What you have to do => Write out the entire listing below exactly as it appears, minus any pictures.

____________

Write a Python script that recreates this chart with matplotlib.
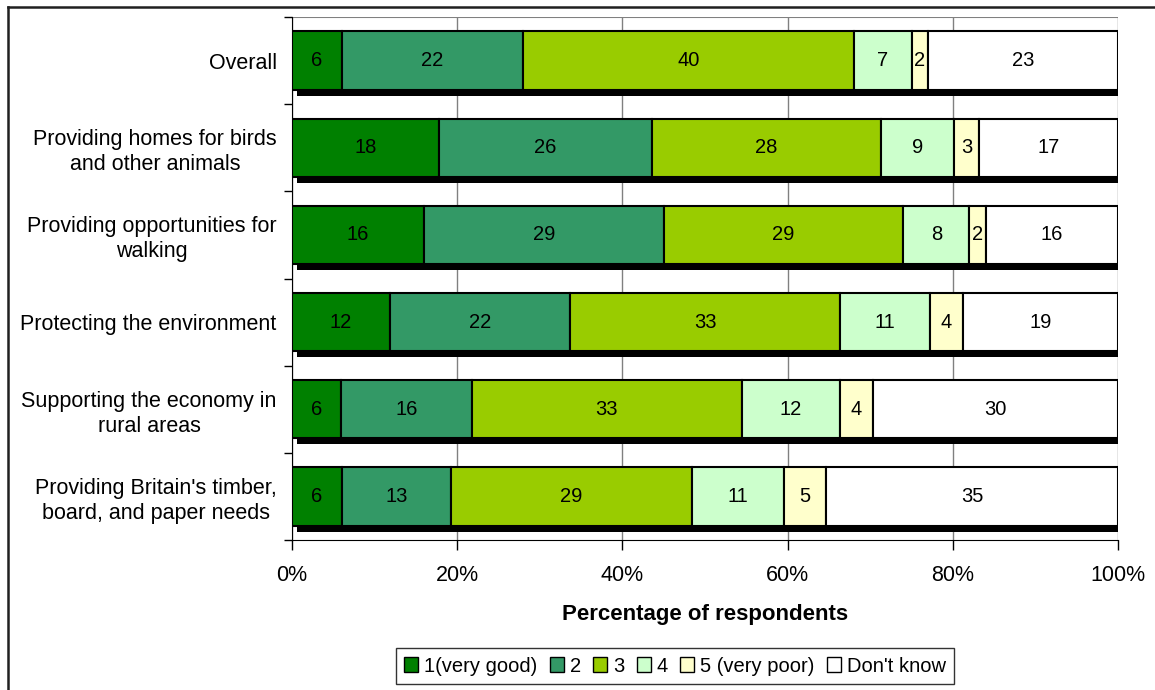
import matplotlib
matplotlib.use("Agg")
import matplotlib.pyplot as plt
import matplotlib.transforms as mtransforms
from matplotlib.patches import Patch
from matplotlib.lines import Line2D
import numpy as np

plt.rcParams['font.family'] = ['Liberation Sans', 'DejaVu Sans']

categories = ["Overall",
              "Providing homes for birds\nand other animals",
              "Providing opportunities for\nwalking",
              "Protecting the environment",
              "Supporting the economy in\nrural areas",
              "Providing Britain's timber,\nboard, and paper needs"]
series_names = ["1(very good)", "2", "3", "4", "5 (very poor)", "Don't know"]
values = [
    [6, 22, 40, 7, 2, 23],
    [18, 26, 28, 9, 3, 17],
    [16, 29, 29, 8, 2, 16],
    [12, 22, 33, 11, 4, 19],
    [6, 16, 33, 12, 4, 30],
    [6, 13, 29, 11, 5, 35],
]
colors = ["#008000", "#339966", "#99CC00", "#CCFFCC", "#FFFFCC", "#FFFFFF"]
xticks = [0, 20, 40, 60, 80, 100]
xticklabels = ["0%", "20%", "40%", "60%", "80%", "100%"]

W, H = 1155, 690
fig = plt.figure(figsize=(W / 100, H / 100), dpi=100)
ax = fig.add_axes([292 / W, 1 - 540 / H, (1118 - 292) / W, (540 - 17) / H])

y = np.arange(len(categories))
bar_h = 0.67
vals = np.array(values, dtype=float)
pct = vals / vals.sum(axis=1, keepdims=True) * 100

# shadows
shadow_tr = mtransforms.offset_copy(ax.transData, fig=fig, x=5, y=-6, units='dots')
for i in range(len(categories)):
    ax.barh(y[i], 100, height=bar_h, left=0, color='black', transform=shadow_tr, zorder=2)

left = np.zeros(len(categories))
for j, name in enumerate(series_names):
    ax.barh(y, pct[:, j], height=bar_h, left=left, color=colors[j],
            edgecolor='black', linewidth=1.5, zorder=3)
    for i in range(len(categories)):
        ax.text(left[i] + pct[i, j] / 2, y[i], str(values[i][j]),
                ha='center', va='center', fontsize=14.5, zorder=4)
    left += pct[:, j]

ax.set_xlim(0, 100)
ax.set_ylim(len(categories) - 0.5, -0.5)
ax.set_xticks(xticks)
ax.set_xticklabels(xticklabels, fontsize=15.5)
ax.set_yticks(y)
ax.set_yticklabels(categories, fontsize=15.5, multialignment='center', linespacing=1.25)
ax.tick_params(axis='y', length=0, pad=11)
ax.set_yticks(np.arange(-0.5, len(categories)), minor=True)
ax.tick_params(axis='y', which='minor', length=6, width=1, color='black')
ax.tick_params(axis='x', length=7, width=1, pad=11, color='black')
ax.grid(axis='x', color='#808080', linewidth=1, zorder=0)
ax.set_axisbelow(True)
for s in ['top', 'right']:
    ax.spines[s].set_visible(False)
ax.spines['left'].set_color('black')
ax.spines['bottom'].set_color('black')
ax.set_xlabel("Percentage of respondents", fontsize=16, fontweight='bold', labelpad=13)

# gray top line of plot area
ax.axhline(-0.5, color='#808080', linewidth=1.5, zorder=1)

handles = [Patch(facecolor=c, edgecolor='black', linewidth=1) for c in colors]
leg = fig.legend(handles, series_names, loc='center', bbox_to_anchor=(675 / W, 1 - 666 / H),
                 ncol=6, fontsize=14.5, frameon=True, fancybox=False, edgecolor='black',
                 handlelength=0.7, handleheight=0.7, handletextpad=0.3, columnspacing=0.6,
                 borderpad=0.4)
leg.get_frame().set_linewidth(1)

# outer chart frame
fig.add_artist(Line2D([8 / W, 1], [1 - 7 / H, 1 - 7 / H], transform=fig.transFigure, color='#202020', linewidth=1.8))
fig.add_artist(Line2D([8 / W, 8 / W], [0, 1 - 7 / H], transform=fig.transFigure, color='#202020', linewidth=1.8))

fig.savefig("out.png", dpi=100)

____________

Answer to the problem =>
Write a Python script that recreates this chart with matplotlib.
import matplotlib
matplotlib.use("Agg")
import matplotlib.pyplot as plt
import matplotlib.transforms as mtransforms
from matplotlib.patches import Patch
from matplotlib.lines import Line2D
import numpy as np

plt.rcParams['font.family'] = ['Liberation Sans', 'DejaVu Sans']

categories = ["Overall",
              "Providing homes for birds\nand other animals",
              "Providing opportunities for\nwalking",
              "Protecting the environment",
              "Supporting the economy in\nrural areas",
              "Providing Britain's timber,\nboard, and paper needs"]
series_names = ["1(very good)", "2", "3", "4", "5 (very poor)", "Don't know"]
values = [
    [6, 22, 40, 7, 2, 23],
    [18, 26, 28, 9, 3, 17],
    [16, 29, 29, 8, 2, 16],
    [12, 22, 33, 11, 4, 19],
    [6, 16, 33, 12, 4, 30],
    [6, 13, 29, 11, 5, 35],
]
colors = ["#008000", "#339966", "#99CC00", "#CCFFCC", "#FFFFCC", "#FFFFFF"]
xticks = [0, 20, 40, 60, 80, 100]
xticklabels = ["0%", "20%", "40%", "60%", "80%", "100%"]

W, H = 1155, 690
fig = plt.figure(figsize=(W / 100, H / 100), dpi=100)
ax = fig.add_axes([292 / W, 1 - 540 / H, (1118 - 292) / W, (540 - 17) / H])

y = np.arange(len(categories))
bar_h = 0.67
vals = np.array(values, dtype=float)
pct = vals / vals.sum(axis=1, keepdims=True) * 100

# shadows
shadow_tr = mtransforms.offset_copy(ax.transData, fig=fig, x=5, y=-6, units='dots')
for i in range(len(categories)):
    ax.barh(y[i], 100, height=bar_h, left=0, color='black', transform=shadow_tr, zorder=2)

left = np.zeros(len(categories))
for j, name in enumerate(series_names):
    ax.barh(y, pct[:, j], height=bar_h, left=left, color=colors[j],
            edgecolor='black', linewidth=1.5, zorder=3)
    for i in range(len(categories)):
        ax.text(left[i] + pct[i, j] / 2, y[i], str(values[i][j]),
                ha='center', va='center', fontsize=14.5, zorder=4)
    left += pct[:, j]

ax.set_xlim(0, 100)
ax.set_ylim(len(categories) - 0.5, -0.5)
ax.set_xticks(xticks)
ax.set_xticklabels(xticklabels, fontsize=15.5)
ax.set_yticks(y)
ax.set_yticklabels(categories, fontsize=15.5, multialignment='center', linespacing=1.25)
ax.tick_params(axis='y', length=0, pad=11)
ax.set_yticks(np.arange(-0.5, len(categories)), minor=True)
ax.tick_params(axis='y', which='minor', length=6, width=1, color='black')
ax.tick_params(axis='x', length=7, width=1, pad=11, color='black')
ax.grid(axis='x', color='#808080', linewidth=1, zorder=0)
ax.set_axisbelow(True)
for s in ['top', 'right']:
    ax.spines[s].set_visible(False)
ax.spines['left'].set_color('black')
ax.spines['bottom'].set_color('black')
ax.set_xlabel("Percentage of respondents", fontsize=16, fontweight='bold', labelpad=13)

# gray top line of plot area
ax.axhline(-0.5, color='#808080', linewidth=1.5, zorder=1)

handles = [Patch(facecolor=c, edgecolor='black', linewidth=1) for c in colors]
leg = fig.legend(handles, series_names, loc='center', bbox_to_anchor=(675 / W, 1 - 666 / H),
                 ncol=6, fontsize=14.5, frameon=True, fancybox=False, edgecolor='black',
                 handlelength=0.7, handleheight=0.7, handletextpad=0.3, columnspacing=0.6,
                 borderpad=0.4)
leg.get_frame().set_linewidth(1)

# outer chart frame
fig.add_artist(Line2D([8 / W, 1], [1 - 7 / H, 1 - 7 / H], transform=fig.transFigure, color='#202020', linewidth=1.8))
fig.add_artist(Line2D([8 / W, 8 / W], [0, 1 - 7 / H], transform=fig.transFigure, color='#202020', linewidth=1.8))

fig.savefig("out.png", dpi=100)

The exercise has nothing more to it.